Every time a person who uses violence interacts with the family violence service system, there is an opportunity to influence behaviour change. This change is more likely to happen when the government, the broader service system, community and society are working together to prevent violence or intervene early.
This is why we are developing a system-wide approach to keep people who use violence visible and accountable to take responsibility for their violence and change their behaviour.
Key activity in 2022
- We contributed to the draft National principles to address coercive control, with the consultation draft released in September 2022. These principles will help enable a shared understanding of coercive control across Australia and will help to inform more consistent responses. The principles are expected to be finalised in 2023.
- We increased access to men’s behaviour change programs, with over 641 placements in these programs and 203 individual case management placements in Community Correctional Services in 2021–22.
- In 2022, the Place for Change Program (formerly the Medium-term Perpetrator Accommodation Service) provided approximately 50 adults using family violence with up to six months of stable accommodation. Access to accommodation is dependent upon recipients’ behavioural and attitudinal change to address their use of violence.
- We expanded the Tuning into Respectful Relationships program bringing the total number of prisons invited into the program to 11. The short program introduces remand and short sentence prisoners to the concept of healthy relationships including building awareness of the benefits of respectful attitudes and behaviours and understanding the connection between disrespect and acts of violence. In 2021–22, Anglicare delivered this program to 206 participants including 148 men, 59 women, two transgender people and one gender-diverse person.
- We recognise many perpetrators of family violence are also clients of other social service programs. From June 2022, the Better, Connected Care reform (formerly Common Clients) operates statewide and began testing new integrated, person-centred service models through the Putting Families First pilot.
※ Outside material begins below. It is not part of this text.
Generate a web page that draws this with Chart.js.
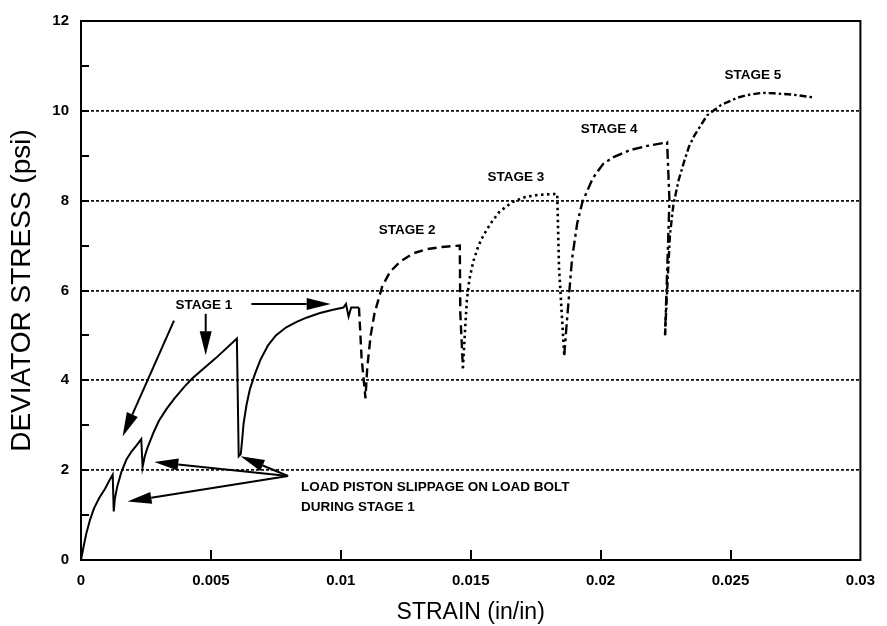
<!DOCTYPE html>
<html>
<head>
<meta charset="utf-8">
<script src="https://cdn.jsdelivr.net/npm/chart.js@4.4.1/dist/chart.umd.min.js"></script>
<style>
html, body { margin: 0; padding: 0; background: #fff; }
</style>
</head>
<body>
<canvas id="myChart" width="887" height="626"></canvas>
<script>
var ctx = document.getElementById('myChart');

// strain (in/in) and deviator stress (psi) for each loading stage
var stage1X = [0, 0.0001, 0.0002, 0.00035, 0.0005, 0.0007, 0.00092, 0.00112, 0.00122, 0.00126, 0.0013, 0.0014, 0.00155, 0.00175, 0.00195, 0.00214, 0.00232, 0.00237, 0.00245, 0.00256, 0.0028, 0.003, 0.0033, 0.0036, 0.004, 0.0043, 0.0052, 0.006, 0.00607, 0.00615, 0.0062, 0.00626, 0.00637, 0.0065, 0.0067, 0.0069, 0.0072, 0.0075, 0.0079, 0.0083, 0.0087, 0.0092, 0.0097, 0.0101, 0.0102, 0.0103, 0.0104, 0.0107];
var stage1Y = [0, 0.3, 0.58, 0.9, 1.15, 1.38, 1.58, 1.8, 1.9, 1.08, 1.35, 1.65, 1.95, 2.24, 2.42, 2.55, 2.69, 2.07, 2.3, 2.5, 2.85, 3.1, 3.37, 3.6, 3.87, 4.05, 4.5, 4.93, 2.31, 2.36, 2.65, 3.05, 3.45, 3.8, 4.15, 4.45, 4.78, 5.0, 5.18, 5.3, 5.4, 5.5, 5.57, 5.62, 5.7, 5.42, 5.62, 5.62];

var stage2X = [0.0107, 0.0108, 0.01095, 0.01102, 0.01115, 0.0113, 0.0116, 0.0119, 0.0123, 0.0128, 0.0133, 0.0139, 0.01458, 0.0146, 0.0147];
var stage2Y = [5.62, 4.5, 3.6, 4.3, 5.0, 5.5, 6.1, 6.42, 6.65, 6.83, 6.92, 6.97, 7.0, 5.5, 4.27];

var stage3X = [0.0147, 0.01478, 0.01485, 0.01495, 0.0151, 0.0153, 0.0155, 0.0158, 0.0161, 0.0166, 0.0171, 0.0176, 0.01833, 0.0184, 0.0186];
var stage3Y = [4.27, 5.1, 5.77, 6.25, 6.65, 7.0, 7.24, 7.52, 7.75, 7.97, 8.08, 8.13, 8.15, 6.5, 4.56];

var stage4X = [0.0186, 0.0187, 0.0188, 0.0189, 0.0191, 0.0193, 0.0197, 0.0201, 0.0205, 0.0211, 0.0218, 0.02256, 0.02265, 0.02248];
var stage4Y = [4.56, 5.3, 6.0, 6.7, 7.5, 7.97, 8.5, 8.82, 8.97, 9.12, 9.22, 9.3, 8.0, 5.0];

var stage5X = [0.02248, 0.02256, 0.02267, 0.0228, 0.023, 0.02323, 0.0234, 0.02361, 0.0241, 0.02464, 0.02525, 0.02563, 0.0262, 0.02666, 0.0274, 0.02818];
var stage5Y = [5.0, 6.0, 7.24, 7.9, 8.45, 8.9, 9.2, 9.45, 9.9, 10.13, 10.29, 10.35, 10.4, 10.39, 10.36, 10.3];

// annotations (data units)
var stageNames = ['STAGE 1', 'STAGE 2', 'STAGE 3', 'STAGE 4', 'STAGE 5'];
var stageLabelX = [0.00473, 0.01255, 0.01674, 0.02033, 0.02586];
var stageLabelY = [5.66, 7.33, 8.52, 9.58, 10.79];

var noteLines = ['LOAD PISTON SLIPPAGE ON LOAD BOLT', 'DURING STAGE 1'];
var noteX = 0.00847;
var noteY = [1.61, 1.17];

var arrowFromX = [0.00656, 0.0048, 0.00358, 0.00797, 0.00797, 0.00797];
var arrowFromY = [5.7, 5.48, 5.33, 1.87, 1.87, 1.87];
var arrowToX = [0.00961, 0.0048, 0.0016, 0.00282, 0.00179, 0.00614];
var arrowToY = [5.7, 4.56, 2.75, 2.18, 1.3, 2.31];

function pts(xs, ys) {
  return xs.map(function (x, i) { return { x: x, y: ys[i] }; });
}

function drawArrow(c, x1, y1, x2, y2) {
  var ang = Math.atan2(y2 - y1, x2 - x1);
  var len = 24, half = 6;
  var bx = x2 - len * Math.cos(ang), by = y2 - len * Math.sin(ang);
  c.beginPath();
  c.moveTo(x1, y1);
  c.lineTo(bx, by);
  c.stroke();
  c.beginPath();
  c.moveTo(x2, y2);
  c.lineTo(bx + half * Math.sin(ang), by - half * Math.cos(ang));
  c.lineTo(bx - half * Math.sin(ang), by + half * Math.cos(ang));
  c.closePath();
  c.fill();
}

var paperPlugin = {
  id: 'paper',
  afterDraw: function (chart) {
    var c = chart.ctx, a = chart.chartArea, xs = chart.scales.x, ys = chart.scales.y;
    c.save();
    c.strokeStyle = '#000';
    c.fillStyle = '#000';
    c.lineWidth = 2;
    c.setLineDash([]);
    c.strokeRect(a.left, a.top, a.right - a.left, a.bottom - a.top);

    // inner tick marks
    for (var v = 0.005; v < 0.0299; v += 0.005) {
      var px = Math.round(xs.getPixelForValue(v));
      c.beginPath(); c.moveTo(px, a.bottom); c.lineTo(px, a.bottom - 10); c.stroke();
    }
    for (var k = 1; k < 12; k++) {
      var py = Math.round(ys.getPixelForValue(k));
      c.beginPath(); c.moveTo(a.left, py); c.lineTo(a.left + 8, py); c.stroke();
    }

    c.font = 'bold 13.5px "Liberation Sans", Arial, sans-serif';
    c.textAlign = 'center';
    c.textBaseline = 'middle';
    stageNames.forEach(function (s, i) {
      c.fillText(s, xs.getPixelForValue(stageLabelX[i]), ys.getPixelForValue(stageLabelY[i]));
    });

    c.textAlign = 'left';
    noteLines.forEach(function (s, i) {
      c.fillText(s, xs.getPixelForValue(noteX), ys.getPixelForValue(noteY[i]));
    });

    c.lineWidth = 2;
    for (var j = 0; j < arrowFromX.length; j++) {
      drawArrow(c,
        xs.getPixelForValue(arrowFromX[j]), ys.getPixelForValue(arrowFromY[j]),
        xs.getPixelForValue(arrowToX[j]), ys.getPixelForValue(arrowToY[j]));
    }
    c.restore();
  }
};

var lineBase = { showLine: true, pointRadius: 0, borderColor: '#000', backgroundColor: '#000', tension: 0, fill: false };

var myChart = new Chart(ctx, {
  type: 'scatter',
  data: {
    datasets: [
      Object.assign({ label: 'Stage 1', data: pts(stage1X, stage1Y), borderWidth: 2 }, lineBase),
      Object.assign({ label: 'Stage 2', data: pts(stage2X, stage2Y), borderWidth: 2.4, borderDash: [9, 5] }, lineBase),
      Object.assign({ label: 'Stage 3', data: pts(stage3X, stage3Y), borderWidth: 2.6, borderDash: [2.5, 3.5] }, lineBase),
      Object.assign({ label: 'Stage 4', data: pts(stage4X, stage4Y), borderWidth: 2.4, borderDash: [10, 4, 3, 4] }, lineBase),
      Object.assign({ label: 'Stage 5', data: pts(stage5X, stage5Y), borderWidth: 2.4, borderDash: [7, 3, 2.5, 3] }, lineBase)
    ]
  },
  options: {
    responsive: false,
    animation: false,
    layout: { padding: { top: 18, right: 17, left: 0, bottom: 0 } },
    plugins: { legend: { display: false }, tooltip: { enabled: false } },
    scales: {
      x: {
        type: 'linear', min: 0, max: 0.03,
        afterFit: function (s) { s.height = 66; },
        grid: { display: false, drawTicks: false },
        border: { display: false },
        ticks: {
          stepSize: 0.005, padding: 12, color: '#000',
          font: { family: '"Liberation Sans", Arial, sans-serif', size: 15, weight: 'bold' },
          callback: function (v) { return String(+v.toFixed(3)); }
        },
        title: {
          display: true, text: 'STRAIN (in/in)', color: '#000', padding: { top: 0, bottom: 0 },
          font: { family: '"Liberation Sans", Arial, sans-serif', size: 23 }
        }
      },
      y: {
        type: 'linear', min: 0, max: 12,
        afterFit: function (s) { s.width = 81; },
        grid: {
          drawTicks: false, lineWidth: 1.8,
          color: function (c) { return (c.tick && (c.tick.value === 0 || c.tick.value === 12)) ? 'rgba(0,0,0,0)' : '#111'; }
        },
        border: { display: false, dash: [3, 2] },
        ticks: {
          stepSize: 2, padding: 12, color: '#000',
          font: { family: '"Liberation Sans", Arial, sans-serif', size: 15, weight: 'bold' }
        },
        title: {
          display: true, text: 'DEVIATOR STRESS (psi)', color: '#000', padding: { top: 5, bottom: 0 },
          font: { family: '"Liberation Sans", Arial, sans-serif', size: 28 }
        }
      }
    }
  },
  plugins: [paperPlugin]
});
</script>
</body>
</html>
- We designed the intensive interventions for high-risk perpetrators pilot service model (the serious-risk pilot), to increase the visibility of serious-risk perpetrators across the system and the coordination and management of responses. The pilot will provide a dedicated, coordinated response to serious-risk perpetrators and victim survivors impacted by their violence. Across three sites, the pilot program will deliver intensive interventions and individual behaviour change work through specialist family violence services and multi-agency collaboration to help prevent future harm to victim survivors.